For quite a while my VPS was misconfigured – any HTTP requests it got but couldn’t assign to a vhost, it redirected to the main website, avris.it. I didn’t think it would be a big deal, until I recently found out that my post Ungoogling is indexed by Google under https://askara.avris.it/blog/ungoogling

This subdomain hadn’t existed for a long time already, my server doesn’t serve a certificate for it anymore, but it requires HSTS, so browsers end up showing users a scary error message.

I had to do something about it.

Certificate

First of all, users have to see anything other than a security warning. I need a wildcard certificate.

Fortunately, Let’s Encrypt offers them now, and it’s totally free. I just followed an instruction to obtain one, and then configured Apache to serve the /www/default directory with the *.avris.it certificate for all requests that don’t fit to any vhost.

Redirect for users

Once the users can see the website, I can show them things. Ideally, just a 404 with an information that it’s not a valid domain, and a suggestion where they might have wanted to go (same request string, but with the base domain). Easy.

Btw, I used Water.css, a ridiculously simple CSS framework – I just added two lines, no classes, and the page already looks way better!

Redirect for bots

But that doesn’t solve the root cause: bots are confused about which domains they should be using. They don’t care whether my certificate is working or not, they don’t understand the message I left there for the users.

They need a proper HTTP 301 -- Moved permanently. So I had to add a simple recognition whether I’m serving a bot or a user, and adjust the response for each of them.

Source

So, here’s what I ended up with:

.htaccess

DirectoryIndex index.php

<IfModule mod_rewrite.c>
    RewriteEngine On

    RewriteCond %{REQUEST_URI}::$1 ^(/.+)/(.*)::\2$
    RewriteRule ^(.*) - [E=BASE:%1]

    RewriteCond %{ENV:REDIRECT_STATUS} ^$
    RewriteRule ^index\.php(/(.*)|$) %{ENV:BASE}/$2 [R=301,L]
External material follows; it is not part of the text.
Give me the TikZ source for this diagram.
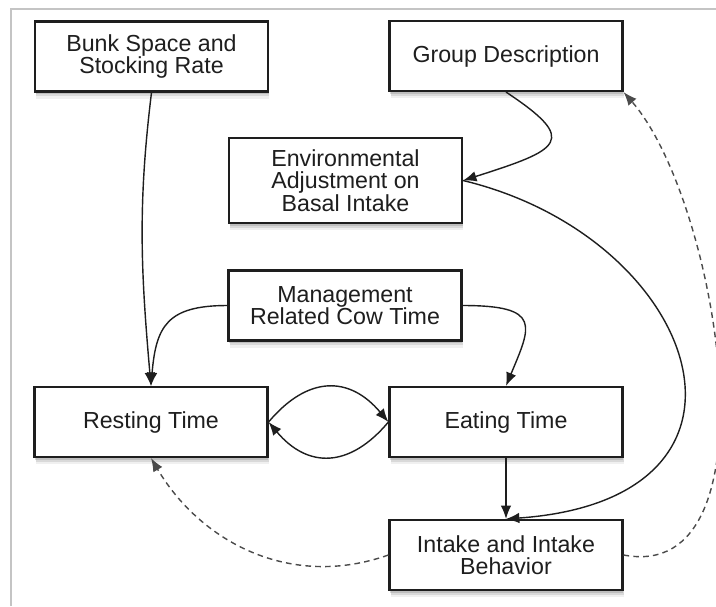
\documentclass[tikz,border=0pt]{standalone}
\usepackage{fontspec}
\setmainfont{Liberation Sans}
\usetikzlibrary{arrows.meta, shadows}
\definecolor{mInk}{HTML}{1E1E1E}
\definecolor{mFrame}{HTML}{C4C4C4}

\begin{document}
\begin{tikzpicture}[x=0.025cm, y=0.025cm,
  box/.style={draw=mInk, line width=1.5pt, fill=white, minimum width=5.825cm, minimum height=1.75cm, align=center, text=mInk, font=\fontsize{16.5}{16}\selectfont,
    drop shadow={shadow xshift=1pt, shadow yshift=-5pt, opacity=0.12},
    drop shadow={shadow xshift=1pt, shadow yshift=-3.5pt, opacity=0.2},
    drop shadow={shadow xshift=0.5pt, shadow yshift=-2pt, opacity=0.3}},
  link/.style={-{Latex[length=9.5pt, width=7.5pt]}, line width=1pt, mInk},
  back/.style={link, dashed, dash pattern=on 4pt off 3pt, mInk!80}]
  \useasboundingbox (0,0) rectangle (716,-606);
  \draw[mFrame, line width=0.8pt] (11,-606) -- (11,-9) -- (716,-9);
  \node[box] (bunk) at (151.5,-56.5) {Bunk Space and\\Stocking Rate};
  \node[box] (grp) at (506,-56) {Group Description};
  \node[box, minimum height=2.125cm] (env) at (345.5,-180.5) {Environmental\\Adjustment on\\Basal Intake};
  \node[box] (mgmt) at (345,-305.5) {Management\\Related Cow Time};
  \node[box] (rest) at (151,-422) {Resting Time};
  \node[box] (eat) at (506,-422) {Eating Time};
  \node[box] (intk) at (506,-555) {Intake and Intake\\Behavior};
  % solid links
  \draw[link] (bunk.south) to[out=-97, in=95] (rest.north);
  \draw[link] (grp.south) .. controls +(74,-49) and +(97,31) .. (env.east);
  \draw[link] (env.east) .. controls +(237,-57) and +(284,20) .. (intk.north);
  \draw[link] (mgmt.west) .. controls +(-60,0) and +(5,60) .. (rest.north);
  \draw[link] (mgmt.east) .. controls +(80,0) and +(25,60) .. (eat.north);
  \draw[link] (rest.east) to[out=50, in=130, looseness=1.3] (eat.west);
  \draw[link] (eat.west) to[out=-130, in=-50, looseness=1.3] (rest.east);
  \draw[link] (eat.south) -- (intk.north);
  % dashed feedback
  \draw[back] (intk.west) .. controls +(-99,-35) and +(49,-83) .. (rest.south);
  \draw[back] (intk.east) .. controls +(157,-30) and +(95,-109) .. (grp.south east);
\end{tikzpicture}
\end{document}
    RewriteCond %{REQUEST_FILENAME} -f
    RewriteRule .? - [L]

    RewriteRule .? %{ENV:BASE}/index.php [L]
</IfModule>

<IfModule !mod_rewrite.c>
    <IfModule mod_alias.c>
        RedirectMatch 302 ^/$ /index.php/
    </IfModule>
</IfModule>

index.php

<?php

function isBrowser($ua): bool
{
        if (!$ua) {
                return false;
        }
        $isProbablyBot = (bool) preg_match('#bot|crawler|baiduspider|80legs|ia_archiver|voyager|curl|wget|yahoo! slurp|mediapartners-google|facebookexternalhit|twitterbot|whatsapp|php|python#i', mb_strtolower($ua));
        $isProbablyBrowser = (bool) preg_match('#mozilla|msie|gecko|firefox|edge|opera|safari|netscape|konqueror|android#i', mb_strtolower($ua));

        return $isProbablyBrowser || !$isProbablyBot;
}

$url = 'https://avris.it' . $_SERVER['REQUEST_URI'];

if (!isBrowser($_SERVER['HTTP_USER_AGENT'] ?? null)) {
    http_response_code(301);
    header('Location: ' . $url);
    die;
}

http_response_code(404);

echo <<<HTML

<!DOCTYPE html>
<html lang="en">
<head>
    <meta charset="UTF-8">
    <title>404 -- Not found</title>
    <meta name="viewport" content="width=device-width, initial-scale=1">

    <link rel="shortcut icon" href="https://avris.it/assetic/gfx/favicon.png" />
    <link rel="stylesheet" href="https://cdn.jsdelivr.net/gh/kognise/water.css@latest/dist/light.min.css">
</head>
<body>
 <h1>
    404 -- Not found
</h1>
<p>
    This is not a valid subdomain.
</p>
<p>
    Did you mean <a href="$url">$url</a> ?
</p>
<hr/>
<p>
    <small>
        You'll be redirected there in <span id="countdown">15</span> seconds anyway... 🤷
    </small>
<p>
<script>
    const \$el = document.getElementById('countdown');
    seconds = 15;
    setInterval(_ => {
        if (seconds === 0) {
            window.location.href = '$url';
            return;
        }
        seconds--;
        \$el.innerHTML = seconds;
    }, 1000);
</script>
</body>
</html>
HTML;